Some long time ago, I used to have a more-or-less relevant ‘Quotation for the Day’ at the end of each post. After a few years, it became harder and harder to find new quotations, and I was spending more time in the attempt than in researching and writing the actual post – so I discontinued the practice (and received some flack for it, I might add!) I recently came across one of my favourite quotations again, and it gave me my topic for the day:-
"Carob is a brown powder made from the pulverized fruit of a Mediterranean evergreen. Some consider carob an adequate substitute for chocolate because it has some similar nutrients (calcium, phosphorus) and because it can, when combined with vegetable fat and sugar, be made to approximate the color and consistency of chocolate. Of course, the same argument can as persuasively be made in favor of dirt." Sandra Boynton.
Suffice it to say that I could not agree more about carob as a substitute for chocolate. The carob does have many virtues however, so I want to talk a little about it today. The botanical name for the plant from which we get carob beans is Ceratonia silique. It is a leguminous shrub belonging to the Pea family, and is native to the eastern Mediterranean region (and perhaps Western Asia) and has been cultivated for thousands of years.

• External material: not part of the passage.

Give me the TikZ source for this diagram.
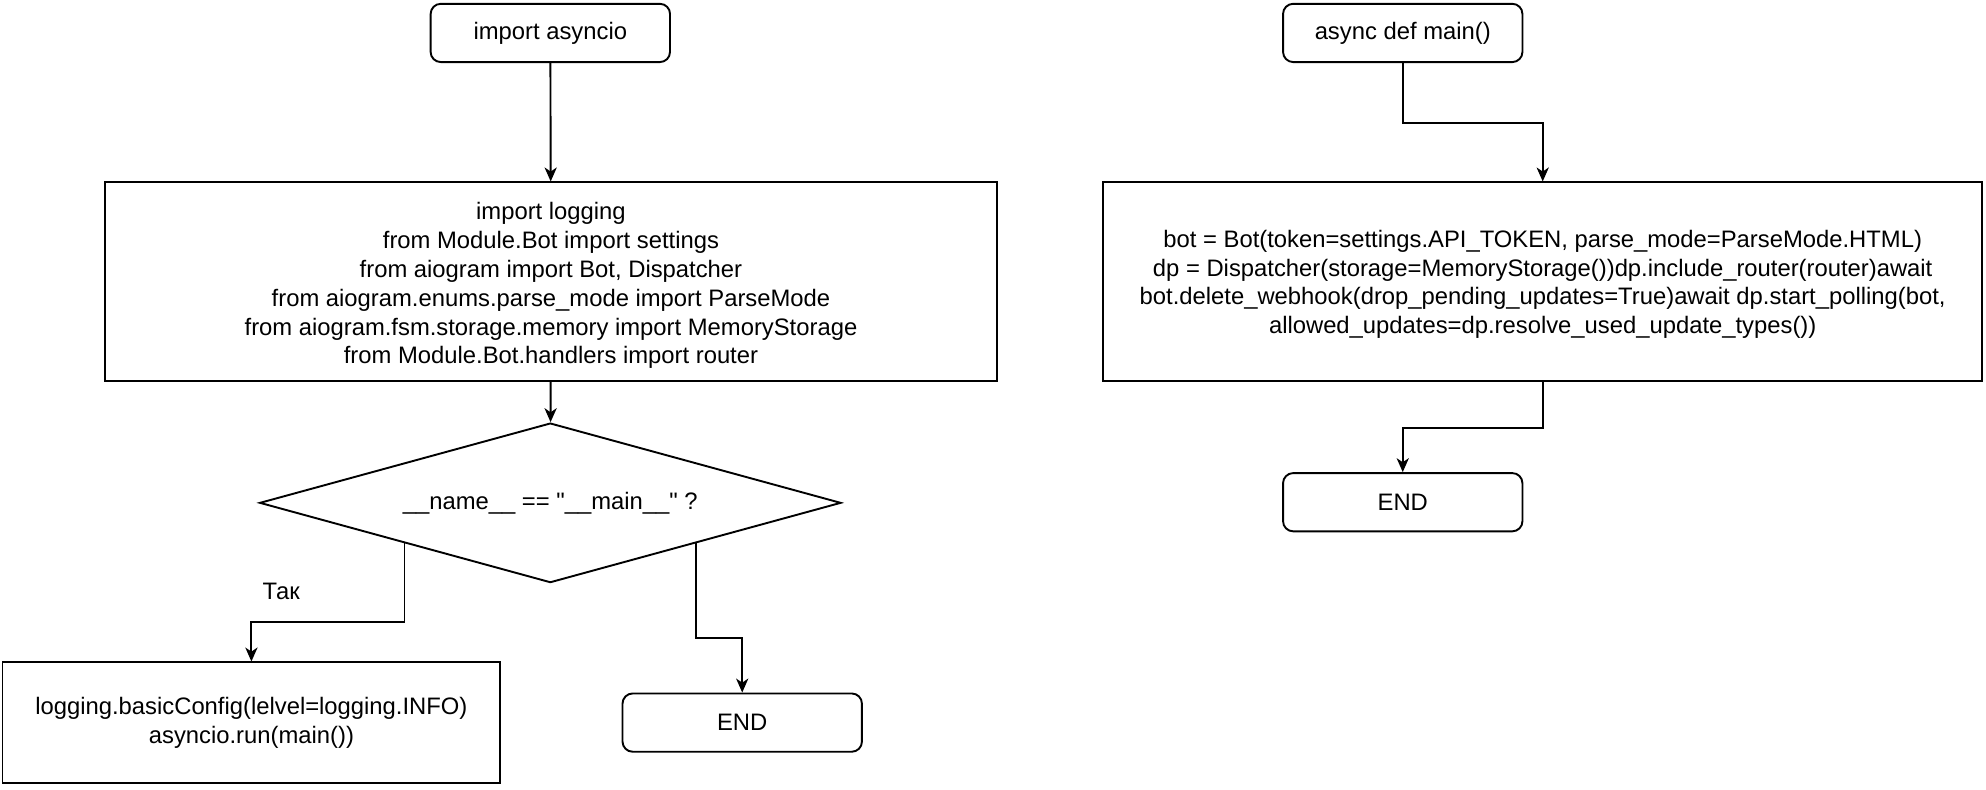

Some interesting factoids about the carob:
The large seeds are believed to have been used as a unit of weight in ancient times, and is likely the origin of the word ‘carat’ used by jewelers.
They are also said to have been the ‘locusts’ on which John the Baptist survived his sojourn in the wilderness – hence the alternative names for the carob of ‘locust bean’ and ‘St. John’s Bread.’
In the biblical story about the prodigal son, the starving young man ‘would fain have filled his belly with the husks [carob pods] that the swine did eat.’ Carob pods have a long use as animal fodder, and this, together with the biblical story, has provided another alternative name of ‘swine’s bread.’
The Duke of Wellington’s troops apparently used carob beans as a staple during the Peninsular War (1807-1814,) although I have been unable so far to find out any details of this intriguing story.
The plant has many uses in industry and agriculture. In particular, from a human food-perspective, the pod (sans seeds) provides the sweet powder which some folk find sufficiently chocolate-like to accept it as a substitute, and which is widely used to flavour bakery products, liqueurs etc. From the seeds is obtained a gum which has many applications as a thickener or stabilizer in food products such as cheese and ice-cream.
Although the shrub has been cultivated for thousands of years in its native lands, it seems that the use of the carob bean as a human food in the West is comparatively new. A booklet entitled The Carob in California produced by the Agricultural Experiment Station in Berkeley in 1919 has this to say:
Owing to the richness of the carob bean in sugar, it has been suggested that it could be utilized as human food. For such purposes those varieties should be selected with show the minimum amount of crude fiber because this ingredient is objectionable as far as human food is concerned.
Beverage manufacturers were clearly ahead of the food-producers in this regard. In The French Wine and Liquor Manufacturer. A Practical Guide, Etc (New York, 1863) by John Rack, in the chapter on Flavours used in Making Brandy, the author gives the following recipes:
St. John’s Bread. (SILIQUA DULCIS)
The Carob-tree is a native of Syria, Egypt, and all Southern Europe. The fruit of this tree is a bean from four to six inches long, and one inch wide, of a brown leather color, known as St. John’s Bread. This bean contains a marrow of a light brownish color, and very aromatic, the seeds of the bean are very hard, and of a brilliant brown color. This flavor when combined with raisins is much esteemed by the French and Ger
mans. Take five pounds St. John’s Bread, and five pounds Malaga raisins, boil them together for five minutes; when cold, filter. Use for eighty gallons brandy. (See “Recipe No. 5.”) St. John’s bread is also known by the name of Siliqua Dulcis, and can only be procured at the best wholesale drug houses.
And ‘Recipe No. 5” referred to in the above is:
To make Brandy without Foreign Liquor.
To 80 gals. Pure spirits, 5 o.p., add:
5 lbs. St. John’s bread,
5 lbs. raisins,
4 oz. orris root, powdered,
½ lb. white argol (crude wine-stone),
1 oz. acetic ether.
Color with sugar coloring.Boil the St. John’s bread and raisins together in 2 gals. soft water for 5 minutes, and when cold, filter. Pour over the powdered orris root ¼ gal. boiling water, and when cold, filter. Dissolve the white argol in 1 quart soft water, and filter. When the above ingredients are thus prepared, they are ready for use.